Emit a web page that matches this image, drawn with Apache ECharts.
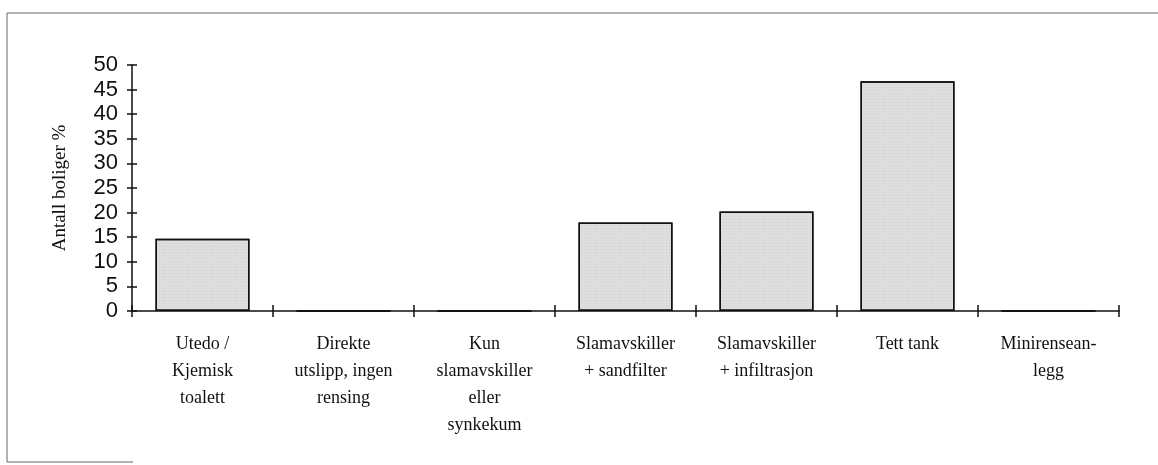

...

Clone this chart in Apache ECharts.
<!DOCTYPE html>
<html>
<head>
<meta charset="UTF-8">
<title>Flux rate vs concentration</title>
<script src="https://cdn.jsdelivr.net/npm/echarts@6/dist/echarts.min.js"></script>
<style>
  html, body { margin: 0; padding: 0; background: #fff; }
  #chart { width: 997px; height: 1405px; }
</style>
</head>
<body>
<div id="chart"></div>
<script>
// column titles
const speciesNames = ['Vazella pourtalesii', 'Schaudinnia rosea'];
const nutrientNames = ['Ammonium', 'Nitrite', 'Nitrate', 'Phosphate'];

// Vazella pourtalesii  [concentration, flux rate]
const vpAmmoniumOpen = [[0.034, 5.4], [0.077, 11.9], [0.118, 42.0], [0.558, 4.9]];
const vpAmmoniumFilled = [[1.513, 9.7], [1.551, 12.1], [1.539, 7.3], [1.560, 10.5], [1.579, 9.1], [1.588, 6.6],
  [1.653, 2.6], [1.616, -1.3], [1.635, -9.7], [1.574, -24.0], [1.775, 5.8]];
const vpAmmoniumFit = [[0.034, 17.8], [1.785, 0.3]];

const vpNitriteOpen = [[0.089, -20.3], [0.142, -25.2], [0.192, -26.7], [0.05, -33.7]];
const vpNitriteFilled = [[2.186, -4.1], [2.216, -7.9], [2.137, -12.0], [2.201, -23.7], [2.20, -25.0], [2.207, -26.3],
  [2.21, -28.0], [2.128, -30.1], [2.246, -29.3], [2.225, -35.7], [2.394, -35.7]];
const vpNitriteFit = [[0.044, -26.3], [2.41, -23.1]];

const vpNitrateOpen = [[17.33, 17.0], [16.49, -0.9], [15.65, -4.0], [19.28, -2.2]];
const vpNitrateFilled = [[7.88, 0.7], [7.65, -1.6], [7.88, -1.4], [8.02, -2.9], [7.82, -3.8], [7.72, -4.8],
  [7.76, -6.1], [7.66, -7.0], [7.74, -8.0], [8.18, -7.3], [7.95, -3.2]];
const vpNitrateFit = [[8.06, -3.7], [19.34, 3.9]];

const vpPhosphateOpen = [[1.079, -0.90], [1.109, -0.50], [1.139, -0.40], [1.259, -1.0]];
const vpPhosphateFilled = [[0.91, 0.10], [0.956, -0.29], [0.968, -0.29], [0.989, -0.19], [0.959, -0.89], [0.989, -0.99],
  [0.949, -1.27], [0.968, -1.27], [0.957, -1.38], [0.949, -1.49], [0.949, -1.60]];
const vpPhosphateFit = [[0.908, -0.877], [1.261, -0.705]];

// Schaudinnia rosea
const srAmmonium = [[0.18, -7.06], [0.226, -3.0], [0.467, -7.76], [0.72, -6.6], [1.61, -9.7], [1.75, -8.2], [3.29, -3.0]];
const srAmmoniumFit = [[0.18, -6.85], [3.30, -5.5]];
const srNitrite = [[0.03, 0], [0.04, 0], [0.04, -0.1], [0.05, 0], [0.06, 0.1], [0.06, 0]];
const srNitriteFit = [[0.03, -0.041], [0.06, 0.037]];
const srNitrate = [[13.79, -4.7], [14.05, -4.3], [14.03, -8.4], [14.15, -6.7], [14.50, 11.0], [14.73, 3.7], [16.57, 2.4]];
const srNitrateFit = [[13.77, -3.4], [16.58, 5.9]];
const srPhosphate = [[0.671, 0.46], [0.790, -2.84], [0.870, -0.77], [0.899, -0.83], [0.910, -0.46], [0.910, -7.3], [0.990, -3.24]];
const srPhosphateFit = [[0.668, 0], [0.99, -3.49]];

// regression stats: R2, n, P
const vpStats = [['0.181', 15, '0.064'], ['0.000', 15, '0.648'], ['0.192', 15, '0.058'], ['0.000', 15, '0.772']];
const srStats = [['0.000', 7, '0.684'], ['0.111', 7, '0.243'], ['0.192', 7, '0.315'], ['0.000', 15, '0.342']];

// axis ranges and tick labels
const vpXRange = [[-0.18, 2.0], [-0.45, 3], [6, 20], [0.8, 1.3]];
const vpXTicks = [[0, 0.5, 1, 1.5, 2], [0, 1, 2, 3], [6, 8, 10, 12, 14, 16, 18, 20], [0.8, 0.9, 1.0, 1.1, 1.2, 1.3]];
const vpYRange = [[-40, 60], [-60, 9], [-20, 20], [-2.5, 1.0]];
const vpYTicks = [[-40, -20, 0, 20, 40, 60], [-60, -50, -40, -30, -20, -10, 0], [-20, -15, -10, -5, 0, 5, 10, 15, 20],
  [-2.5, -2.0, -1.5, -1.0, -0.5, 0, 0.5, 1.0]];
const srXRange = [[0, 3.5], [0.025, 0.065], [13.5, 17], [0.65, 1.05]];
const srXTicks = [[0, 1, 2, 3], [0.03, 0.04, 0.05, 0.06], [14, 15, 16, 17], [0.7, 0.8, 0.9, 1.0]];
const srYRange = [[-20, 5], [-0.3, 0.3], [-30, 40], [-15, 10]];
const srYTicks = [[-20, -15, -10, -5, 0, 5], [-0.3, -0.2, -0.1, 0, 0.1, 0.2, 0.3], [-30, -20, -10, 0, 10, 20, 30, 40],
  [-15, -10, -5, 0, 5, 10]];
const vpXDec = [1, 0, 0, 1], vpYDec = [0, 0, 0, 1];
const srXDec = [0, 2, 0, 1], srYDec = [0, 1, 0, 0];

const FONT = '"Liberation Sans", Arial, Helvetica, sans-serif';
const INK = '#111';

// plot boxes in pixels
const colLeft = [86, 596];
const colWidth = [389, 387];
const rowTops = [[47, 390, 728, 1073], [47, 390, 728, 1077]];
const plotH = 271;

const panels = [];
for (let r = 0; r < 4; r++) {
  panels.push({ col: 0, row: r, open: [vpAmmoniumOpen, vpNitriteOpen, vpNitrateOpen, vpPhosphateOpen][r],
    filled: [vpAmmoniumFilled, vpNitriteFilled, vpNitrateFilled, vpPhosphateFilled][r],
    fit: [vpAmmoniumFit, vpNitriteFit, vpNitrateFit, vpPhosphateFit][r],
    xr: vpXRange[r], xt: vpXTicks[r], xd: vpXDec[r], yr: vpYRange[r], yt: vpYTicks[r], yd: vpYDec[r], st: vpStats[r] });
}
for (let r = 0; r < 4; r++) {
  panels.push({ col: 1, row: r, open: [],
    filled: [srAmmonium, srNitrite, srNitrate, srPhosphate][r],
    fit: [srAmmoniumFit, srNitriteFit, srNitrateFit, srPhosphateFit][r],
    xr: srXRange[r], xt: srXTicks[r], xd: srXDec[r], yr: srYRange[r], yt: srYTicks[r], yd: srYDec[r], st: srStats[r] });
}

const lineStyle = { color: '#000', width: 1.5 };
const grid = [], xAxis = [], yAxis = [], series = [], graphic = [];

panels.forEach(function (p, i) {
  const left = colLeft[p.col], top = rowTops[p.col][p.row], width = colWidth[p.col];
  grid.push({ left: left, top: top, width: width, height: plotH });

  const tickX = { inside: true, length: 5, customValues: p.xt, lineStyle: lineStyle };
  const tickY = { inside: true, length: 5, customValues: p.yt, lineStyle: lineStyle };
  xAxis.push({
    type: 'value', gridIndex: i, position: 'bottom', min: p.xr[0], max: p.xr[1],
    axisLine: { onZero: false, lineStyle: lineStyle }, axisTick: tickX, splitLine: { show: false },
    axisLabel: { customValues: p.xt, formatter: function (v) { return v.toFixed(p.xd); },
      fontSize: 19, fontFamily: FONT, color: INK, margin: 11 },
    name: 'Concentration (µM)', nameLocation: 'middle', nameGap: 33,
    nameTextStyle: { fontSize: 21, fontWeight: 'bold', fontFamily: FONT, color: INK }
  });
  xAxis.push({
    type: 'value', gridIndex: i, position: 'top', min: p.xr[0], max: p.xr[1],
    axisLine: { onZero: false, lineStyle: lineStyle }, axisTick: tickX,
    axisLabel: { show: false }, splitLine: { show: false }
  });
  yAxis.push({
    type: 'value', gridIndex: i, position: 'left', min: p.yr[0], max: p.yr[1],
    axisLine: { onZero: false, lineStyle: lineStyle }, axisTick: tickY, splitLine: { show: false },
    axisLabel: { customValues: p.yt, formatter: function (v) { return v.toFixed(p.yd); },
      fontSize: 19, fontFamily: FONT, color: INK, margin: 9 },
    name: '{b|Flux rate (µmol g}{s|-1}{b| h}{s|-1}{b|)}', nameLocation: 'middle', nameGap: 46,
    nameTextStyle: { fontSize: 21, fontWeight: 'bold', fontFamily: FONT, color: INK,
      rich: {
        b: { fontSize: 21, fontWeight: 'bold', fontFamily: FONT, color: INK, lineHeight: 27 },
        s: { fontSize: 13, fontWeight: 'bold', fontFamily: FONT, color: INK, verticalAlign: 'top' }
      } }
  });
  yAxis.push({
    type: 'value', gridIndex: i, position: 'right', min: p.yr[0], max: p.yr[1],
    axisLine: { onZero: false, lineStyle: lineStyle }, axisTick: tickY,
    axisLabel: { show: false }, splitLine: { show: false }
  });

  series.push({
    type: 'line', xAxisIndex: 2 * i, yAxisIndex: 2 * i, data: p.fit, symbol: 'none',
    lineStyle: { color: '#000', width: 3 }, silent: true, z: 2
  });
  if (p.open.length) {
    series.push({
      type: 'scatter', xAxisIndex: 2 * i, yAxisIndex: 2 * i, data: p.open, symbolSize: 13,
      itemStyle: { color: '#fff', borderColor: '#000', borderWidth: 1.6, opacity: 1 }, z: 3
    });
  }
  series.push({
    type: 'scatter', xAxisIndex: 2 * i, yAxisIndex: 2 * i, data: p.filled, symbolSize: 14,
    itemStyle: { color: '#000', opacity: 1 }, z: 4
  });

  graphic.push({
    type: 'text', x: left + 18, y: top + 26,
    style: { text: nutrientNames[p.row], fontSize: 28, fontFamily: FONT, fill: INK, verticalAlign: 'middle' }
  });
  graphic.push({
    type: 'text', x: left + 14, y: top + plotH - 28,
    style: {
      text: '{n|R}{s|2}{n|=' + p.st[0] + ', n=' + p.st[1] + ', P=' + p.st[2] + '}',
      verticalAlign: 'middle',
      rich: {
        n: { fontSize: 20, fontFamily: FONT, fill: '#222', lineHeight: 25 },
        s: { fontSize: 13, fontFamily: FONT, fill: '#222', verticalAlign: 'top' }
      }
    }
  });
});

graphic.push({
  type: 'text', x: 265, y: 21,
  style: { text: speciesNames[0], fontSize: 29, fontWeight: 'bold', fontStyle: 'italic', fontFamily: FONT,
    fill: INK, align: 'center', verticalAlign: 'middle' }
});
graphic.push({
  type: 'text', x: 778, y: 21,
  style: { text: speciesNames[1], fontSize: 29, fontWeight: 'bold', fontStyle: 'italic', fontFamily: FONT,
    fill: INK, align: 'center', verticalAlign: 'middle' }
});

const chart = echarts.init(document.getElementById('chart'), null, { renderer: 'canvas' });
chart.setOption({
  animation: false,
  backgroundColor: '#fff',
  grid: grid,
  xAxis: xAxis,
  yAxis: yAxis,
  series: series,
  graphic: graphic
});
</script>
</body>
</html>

Task prompt — Produce only the lines from the line containing "Clone this chart in Apache ECharts." through the line containing "['Ammonium', 'Nitrite', 'Nitrate', 'Phosphate'];", inclusive of both, exactly as they stand in the entries above.

Result for this exercise —
Clone this chart in Apache ECharts.
<!DOCTYPE html>
<html>
<head>
<meta charset="UTF-8">
<title>Flux rate vs concentration</title>
<script src="https://cdn.jsdelivr.net/npm/echarts@6/dist/echarts.min.js"></script>
<style>
  html, body { margin: 0; padding: 0; background: #fff; }
  #chart { width: 997px; height: 1405px; }
</style>
</head>
<body>
<div id="chart"></div>
<script>
// column titles
const speciesNames = ['Vazella pourtalesii', 'Schaudinnia rosea'];
const nutrientNames = ['Ammonium', 'Nitrite', 'Nitrate', 'Phosphate'];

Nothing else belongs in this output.